L’absence d’une réelle représentativité politique féminine au Maroc est due à un ensemble de facteurs. Il s’agit des pesanteurs socioculturelles enracinées dans certains partis politiques. Telle que l’image faussée de l’incapacité de la femme à s’engager dans le travail politique.

Aussi, la scolarisation des filles, et l’accès à l’éducation constituent un tremplin important favorisant l’investissement personnel de la femme, et la possibilité de se construire un avenir en dehors des rôles socialement attribués. La scolarité des filles permet la disponibilité de gisement suffisant pour puiser les bonnes candidates. Malheureusement, la scolarisation des filles a accumulé beaucoup de retard handicapant l’émergence d’une élite politique féminine.

Dans une autre mesure, le népotisme, le clientélisme, le verrouillage du système politique et les méthodes d’exclusion au sein des partis, sont autant de facteurs qui accentuent la problématique de la représentativité féminine. Lorsque les femmes accèdent à des sièges, elles sont exclues de postes de haute responsabilité. La raison principale en est le maintien, dans les mentalités traditionnelles, de l’idée que la politique est une affaire d’hommes.

Aucun changement social ne s’est produit dans la sphère privée où la coresponsabilité continue à être une utopie et où les femmes se voient obligées de conjuguer leur profession avec leurs responsabilités familiales. Les femmes engagées politiquement n’ont pas été suffisamment soutenues, ni mises en avant par leurs partis. Ces derniers se défendent en mettant en avant l’argument selon lequel les femmes ne souhaitent pas vraiment s’engager politiquement ou ne sont pas suffisamment formées. Mais ils continuent à faire de l’émancipation féminine, un thème de mobilisation. Bien que la majorité des partis possèdent des comités de femmes, ils n’ont pas favorisé une prise en compte réelle des revendications propres aux femmes.

Une forme de tutelle sur la  femme s’est établie au sein des partis politiques. Une fois de plus, la conception culturelle des relations hommes-femmes intervient dans ce milieu ; le parti fait en sorte que la femme perçoive son rôle comme étant prédéterminé au sein du parti et celui-ci ne s’établit pas en termes d’égalité. Le rôle des femmes est souvent réduit à celui d’un simple appui.

Par ailleurs, on assiste à une absence de prise en compte des questions de genre au moment des élections et durant la période pré-électorale, et lors de l’élaboration des programmes électoraux. Pour la majorité des partis politiques, la problématique de la femme est perçue exclusivement à partir d’une optique sociale, ce qui signifie que l’on ne s’engage pas dans une vision globale du problème. En outre, les partis les plus conservateurs soulignent l’importance de la famille comme structure de base de la société et le rôle de la femme comme éducatrice et formatrice des nouvelles générations.

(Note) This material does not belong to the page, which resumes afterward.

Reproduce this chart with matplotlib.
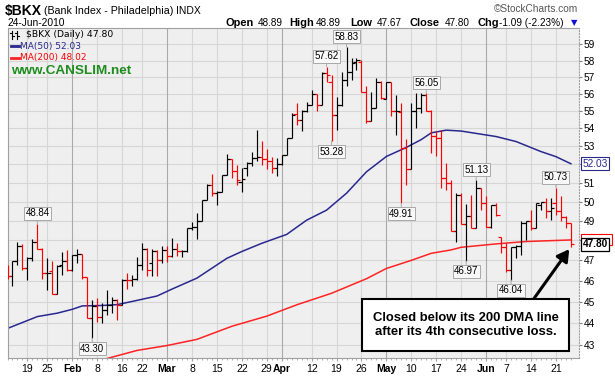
import numpy as np
import pandas as pd
import matplotlib
matplotlib.use("Agg")
import matplotlib.pyplot as plt
import matplotlib.transforms as mtransforms
from matplotlib.lines import Line2D
from matplotlib.patches import Rectangle
from matplotlib.ticker import NullLocator

plt.rcParams['font.family'] = ['Liberation Sans', 'DejaVu Sans']

# trading days (Jan 12 only peeks in at the left edge)
holidays = pd.to_datetime(["2010-01-18", "2010-02-15", "2010-04-02", "2010-05-31"])
dates = pd.bdate_range("2010-01-12", "2010-06-24")
dates = dates[~dates.isin(holidays)]

prev_close = 46.70  # close before the first bar

opens = [46.62,
         46.25, 46.95, 47.74, 46.62, 47.11, 47.90, 47.58, 46.38, 46.46, 45.37,
         46.79, 46.95, 46.54, 47.26, 47.32, 46.19, 44.23, 44.80, 44.26, 44.59,
         44.85, 45.09, 44.85, 46.06, 46.03, 46.09, 46.79, 47.58, 46.86, 47.44,
         47.00, 47.52, 47.22, 47.56, 47.44, 47.44, 48.62, 48.70, 49.01, 50.06,
         50.89, 50.44, 50.53, 51.39, 52.28, 51.66, 51.06, 51.77, 52.06, 52.33,
         52.42, 52.28, 52.20, 51.79, 52.02, 52.52, 53.45, 54.82, 54.50, 55.01,
         55.35, 55.97, 55.35, 57.23, 56.73, 54.79, 55.35, 56.83, 57.33, 57.89,
         57.93, 56.13, 54.41, 55.16, 56.69, 55.70, 56.69, 54.98, 54.94, 52.90,
         51.72, 54.98, 55.16, 55.93, 55.01, 53.55, 53.45, 51.24, 50.98, 48.48,
         50.37, 48.82, 49.25, 48.65, 50.71, 49.91, 48.70, 49.83, 48.19, 47.68,
         46.53, 47.68, 47.72, 48.90, 48.97, 48.62, 49.83, 49.95, 49.48, 49.91,
         49.48, 49.21, 48.89]
highs = [46.75,
         46.95, 47.92, 47.80, 47.19, 48.07, 48.84, 47.63, 47.11, 46.95, 46.79,
         47.42, 47.50, 47.26, 47.58, 47.32, 46.19, 45.09, 45.16, 44.96, 45.56,
         45.24, 45.15, 46.09, 46.38, 46.30, 47.19, 47.87, 47.60, 47.57, 47.52,
         47.69, 47.72, 48.11, 47.89, 47.52, 48.65, 48.96, 49.39, 50.09, 50.94,
         51.48, 50.58, 51.42, 52.55, 52.28, 51.97, 51.77, 52.10, 52.65, 53.92,
         53.30, 52.83, 52.39, 52.33, 52.52, 53.45, 54.87, 55.45, 55.05, 55.55,
         56.24, 55.97, 57.33, 57.62, 57.13, 55.84, 57.33, 58.83, 58.14, 58.14,
         58.03, 56.44, 56.13, 56.97, 56.77, 56.69, 56.69, 55.93, 55.45, 53.42,
         55.45, 56.03, 56.03, 56.05, 55.05, 53.85, 53.91, 52.05, 51.15, 50.45,
         50.45, 49.85, 50.35, 51.13, 50.71, 50.29, 49.83, 49.91, 48.19, 47.86,
         47.68, 47.77, 48.97, 48.97, 49.57, 49.91, 50.00, 50.17, 50.17, 50.73,
         50.29, 49.23, 48.89]
lows = [46.10,
        45.75, 46.79, 46.54, 46.06, 46.95, 47.55, 46.09, 45.56, 45.37, 45.37,
        46.30, 46.46, 46.46, 46.87, 46.09, 44.23, 43.30, 44.07, 44.02, 44.39,
        44.46, 44.15, 44.85, 45.59, 45.75, 46.06, 46.54, 46.25, 46.21, 46.21,
        46.86, 46.94, 47.19, 47.22, 47.19, 47.39, 48.53, 48.06, 49.01, 50.06,
        50.27, 49.83, 50.53, 51.39, 51.24, 50.89, 50.48, 51.37, 51.88, 52.20,
        51.97, 51.73, 51.55, 51.37, 51.97, 52.52, 53.45, 54.20, 53.87, 54.94,
        55.35, 55.01, 55.35, 56.73, 53.28, 53.92, 55.26, 56.44, 56.83, 57.45,
        56.13, 54.31, 54.41, 55.16, 55.70, 55.70, 54.69, 53.64, 49.91, 50.88,
        51.72, 54.02, 54.88, 55.01, 52.60, 52.45, 50.72, 50.63, 48.48, 47.90,
        48.82, 46.97, 48.62, 48.65, 49.57, 48.70, 48.62, 49.23, 47.35, 46.45,
        46.04, 47.11, 47.27, 48.02, 48.53, 48.62, 49.57, 49.14, 49.06, 49.31,
        48.97, 48.62, 47.67]
closes = [46.25,
          46.95, 47.74, 46.62, 47.11, 47.90, 47.58, 46.38, 46.40, 45.37, 46.70,
          46.95, 46.54, 47.26, 47.32, 46.19, 44.23, 44.80, 44.26, 44.59, 44.85,
          45.09, 44.85, 46.06, 46.03, 46.09, 46.79, 47.58, 46.54, 47.44, 47.00,
          47.52, 47.22, 47.56, 47.44, 47.47, 48.62, 48.70, 49.01, 50.06, 50.89,
          50.44, 50.53, 51.39, 52.28, 51.66, 51.15, 51.19, 52.06, 52.33, 52.42,
          52.28, 52.20, 51.79, 52.02, 52.52, 53.45, 54.78, 54.50, 55.01, 55.35,
          55.97, 55.35, 57.23, 57.13, 54.79, 55.35, 56.83, 57.33, 57.83, 58.03,
          56.13, 54.41, 55.16, 56.69, 55.74, 56.69, 54.98, 55.01, 52.90, 51.72,
          54.98, 55.16, 55.93, 55.01, 53.55, 53.45, 51.24, 50.98, 48.48, 50.37,
          48.82, 49.25, 48.65, 50.71, 49.91, 48.70, 49.83, 49.31, 47.68, 46.53,
          47.68, 47.72, 48.90, 48.97, 48.62, 49.91, 49.95, 49.48, 49.65, 49.48,
          49.21, 48.89, 47.80]

# moving averages (bar position, value)
ma50_pos = [0, 6, 10, 13, 15, 19, 22, 25, 30, 33, 38, 44, 47, 51, 56, 60, 64, 68,
            72, 76, 80, 83, 85, 88, 91, 98, 102, 107, 110, 113]
ma50_val = [43.75, 44.30, 44.46, 44.64, 44.80, 44.82, 44.86, 45.01, 45.27, 45.60,
            46.13, 47.10, 47.44, 47.85, 48.30, 49.03, 49.55, 50.44, 51.59, 52.43,
            52.93, 53.37, 53.75, 53.90, 53.85, 53.54, 53.26, 52.70, 52.42, 52.03]
ma200_pos = [19, 26, 32, 38, 45, 52, 58, 65, 72, 76, 81, 85, 89, 91, 98, 104, 113]
ma200_val = [42.33, 42.75, 42.97, 43.25, 43.85, 44.32, 44.85, 45.40, 46.10, 46.60,
             47.00, 47.35, 47.52, 47.65, 47.82, 47.94, 48.02]

# highs / lows that carry a price tag
label_pos = [6, 17, 64, 65, 68, 79, 84, 92, 94, 101, 110]
label_kind = ["high", "low", "high", "low", "high", "low", "high", "low", "high", "low", "high"]

tick_dates = ["2010-01-19", "2010-01-25", "2010-02-01", "2010-02-08", "2010-02-16",
              "2010-02-22", "2010-03-01", "2010-03-08", "2010-03-15", "2010-03-22",
              "2010-03-29", "2010-04-01", "2010-04-12", "2010-04-19", "2010-04-26",
              "2010-05-03", "2010-05-10", "2010-05-17", "2010-05-24", "2010-06-01",
              "2010-06-07", "2010-06-14", "2010-06-21"]
price_ticks = list(range(43, 60))

W, H = 615, 377
fig = plt.figure(figsize=(W / 100, H / 100), dpi=100)
ax = fig.add_axes([7.5 / W, 1 - 358 / H, (579 - 7.5) / W, (358 - 27.5) / H])
ax.set_facecolor("#efefef")
ax.set_yscale("log")
ax.set_ylim(42.41, 60.05)
ax.set_xlim(0.1, 114.63)

x = np.arange(len(dates))
o = np.array(opens); h = np.array(highs); l = np.array(lows); c = np.array(closes)
prev = np.r_[prev_close, c[:-1]]
cols = np.where(c < prev, "#ff0000", "#000000")

# grid
tick_pos = [dates.get_loc(pd.Timestamp(d)) for d in tick_dates]
tick_lab, is_month = [], []
for p in tick_pos:
    d = dates[p]
    first = p == 0 or dates[p - 1].month != d.month
    is_month.append(first)
    tick_lab.append(d.strftime("%b") if first else str(d.day))
for v in price_ticks:
    ax.axhline(v, color="#d6d6d6", lw=0.8, zorder=0)
for p, m in zip(tick_pos, is_month):
    ax.axvline(p, color="#a9a9a9" if m else "#d6d6d6", lw=0.8, zorder=0)

# OHLC bars
ax.vlines(x, l, h, colors=cols, lw=0.85, zorder=3)
ax.hlines(o, x - 0.7, x, colors=cols, lw=0.85, zorder=3)
ax.hlines(c, x, x + 0.7, colors=cols, lw=0.85, zorder=3)

ax.plot(ma50_pos, ma50_val, color="#28288f", lw=1.1, zorder=2)
ax.plot(ma200_pos, ma200_val, color="#ff2222", lw=1.1, zorder=2)

for p, kind in zip(label_pos, label_kind):
    v = highs[p] if kind == "high" else lows[p]
    off = 7.5 if kind == "high" else -7.5
    ax.annotate(f"{v:.2f}", xy=(p, v), xytext=(0, off), textcoords="offset points",
                ha="center", va="center", fontsize=7, zorder=5,
                bbox=dict(boxstyle="square,pad=0.15", fc="#f8f8f8", ec="#a8a8a8", lw=0.7),
                arrowprops=dict(arrowstyle="-", color="#a8a8a8", lw=0.7, shrinkA=0, shrinkB=0))

# axes
ax.set_xticks(tick_pos)
ax.set_xticklabels(tick_lab)
for t, m in zip(ax.get_xticklabels(), is_month):
    if m:
        t.set_fontweight("bold")
ax.set_xticks(x, minor=True)
ax.tick_params(axis="x", which="major", length=2, color="#a0a0a0", labelsize=7.5, pad=2)
ax.tick_params(axis="x", which="minor", length=1.5, color="#a0a0a0", width=0.6)
ax.yaxis.tick_right()
ax.set_yticks(price_ticks)
# the value boxes on the right cover the labels next to them
covered = [ma50_val[-1], closes[-1]]
ax.set_yticklabels(["" if any(abs(v - b) < 0.45 for b in covered) else str(v)
                    for v in price_ticks])
ax.yaxis.set_minor_locator(NullLocator())
ax.tick_params(axis="y", length=2.5, color="#808080", labelsize=7.3, pad=1)
for s in ax.spines.values():
    s.set_color("#a0a0a0")
    s.set_linewidth(0.8)
ax.spines["right"].set_linestyle(":")

# value boxes on the right edge (the MA(200) box sits behind the close box)
yax = mtransforms.blended_transform_factory(ax.transAxes, ax.transData)
y200 = ax.transData.transform((0, ma200_val[-1]))[1]
fig.add_artist(Rectangle((581 / W, (y200 - 5.5) / H), 31 / W, 11 / H, transform=fig.transFigure,
                         fc="white", ec="#ff0000", lw=0.8, zorder=-1))
ax.text(1.006, closes[-1], f"{closes[-1]:.2f}", transform=yax, ha="left", va="center",
        fontsize=7.3, fontweight="bold", color="black", zorder=7, clip_on=False,
        bbox=dict(boxstyle="square,pad=0.15", fc="white", ec="black", lw=0.9))
ax.text(1.006, ma50_val[-1], f"{ma50_val[-1]:.2f}", transform=yax, ha="left", va="center",
        fontsize=7.3, color="#28288f", zorder=6, clip_on=False,
        bbox=dict(boxstyle="square,pad=0.15", fc="white", ec="#28288f", lw=0.8))


def ftext(px, py, s, **kw):
    fig.text(px / W, 1 - py / H, s, **kw)


# header
ftext(5, 15, "$BKX", fontsize=10, fontweight="bold", va="baseline")
ftext(44, 14.5, "(Bank Index - Philadelphia)", fontsize=7.7, va="baseline")
ftext(176, 14.5, "INDX", fontsize=7.5, va="baseline")
ftext(7, 25.5, "24-Jun-2010", fontsize=7.4, va="baseline")
ftext(578, 12, "\u00a9StockCharts.com", fontsize=7.3, color="#555555", ha="right", va="baseline")
head = [(225, "Open", True), (258, "48.89", False), (289, "High", True), (316, "48.89", False),
        (350, "Low", True), (377, "47.67", False), (410, "Close", True), (445, "47.80", False),
        (478, "Chg", True), (499, "-1.09 (-2.23%)", False)]
for px, s, b in head:
    ftext(px, 25.5, s, fontsize=7.9 if b else 7.2, fontweight="bold" if b else "normal",
          va="baseline")
ftext(571, 25.5, "\u25bc", fontsize=6, color="#1010d0", va="baseline", family="DejaVu Sans")

# legend block inside the chart
for bx in (12, 17):
    fig.add_artist(Line2D([bx / W, bx / W], [1 - 31 / H, 1 - 38.5 / H], color="k", lw=0.8))
    fig.add_artist(Line2D([(bx - 2) / W, bx / W], [1 - 33 / H, 1 - 33 / H], color="k", lw=0.8))
    fig.add_artist(Line2D([bx / W, (bx + 2) / W], [1 - 36 / H, 1 - 36 / H], color="k", lw=0.8))
ftext(26, 34.5, "$BKX (Daily) 47.80", fontsize=6.7, family="DejaVu Sans", va="center")
fig.add_artist(Line2D([11 / W, 19 / W], [1 - 46 / H, 1 - 46 / H], color="#28288f", lw=2))
ftext(20, 46, f"MA(50) {ma50_val[-1]:.2f}", fontsize=6.5, family="DejaVu Sans",
      color="#28288f", va="center")
fig.add_artist(Line2D([11 / W, 19 / W], [1 - 57.5 / H, 1 - 57.5 / H], color="#ff2222", lw=2))
ftext(20, 57.5, f"MA(200) {ma200_val[-1]:.2f}", fontsize=6.5, family="DejaVu Sans",
      color="#ff0000", va="center")
ftext(11, 71.5, "www.CANSLIM.net", fontsize=9.7, fontweight="bold", color="#1e8c1e", va="center")

# callout
ax.annotate("", xy=(x[-1], lows[-1]), xytext=(-27.5, -38.5), textcoords="offset points",
            annotation_clip=False, zorder=8,
            arrowprops=dict(arrowstyle="-|>,head_length=0.7,head_width=0.4", color="black",
                            lw=2.2, shrinkA=0, shrinkB=2))
fig.add_artist(Rectangle((362 / W, 1 - 351 / H), (569 - 362) / W, (351 - 299) / H,
                         transform=fig.transFigure, fc="white", ec="black", lw=1.5, zorder=9))
ftext(465.5, 325, "Closed below its 200 DMA line\nafter its 4th consecutive loss.",
      fontsize=9.4, fontweight="bold", ha="center", va="center", linespacing=1.3, zorder=10)

fig.savefig("out.png", dpi=100)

Enfin, la mise en place d’un seul quota sans qu’il y ait un travail de qualification en amont créera une rente «  genre » profitant aux femmes qui ont du relationnel, ce qui sera au détriment de la qualité des femmes-candidates. Certains partis politiques donnent l’occasion à des femmes incompétentes de se présenter aux élections au détriment des femmes militantes car ils ne s’ouvrent pas assez sur les femmes. Ils ne les sollicitent qu’au moment des élections comme rabatteuses de voix. C’est ainsi que la femme élue est souvent perçue comme une personne qui a accédé aux instances électives non pas par ses compétences mais par ses ruses et ses alibis.

Les femmes vont d’un parti à un autre cherchant leur place. Elles mènent la campagne mais on leur refuse des sièges. Ce subterfuge est un moyen mis entre les mains des hommes afin de nuire à l’image de la femme et de montrer qu’elle est incapable de gérer la chose publique et éviter ainsi toute concurrence de sa part. Par ailleurs, les femmes, elles-mêmes, contribuent à ancrer cette image en transférant des comportements et des pratiques traditionnellement féminines dans la sphère du pouvoir, lieu sérieux et autoritaire.

Si l’instauration des quotas pour les femmes dans les listes des candidatures aux élections a joué un rôle important dans l’accession de certaines d’entre elles à la sphère du pouvoir et dans l’augmentation de leur représentation, il a joué considérablement en leur défaveur dans la mesure où les femmes ne sont pas réellement valorisées pour leur rôle de leader. Elles sont souvent vues comme représentantes pour respecter une règle politique imposée.

  • Siham Mengad est docteur en droit public.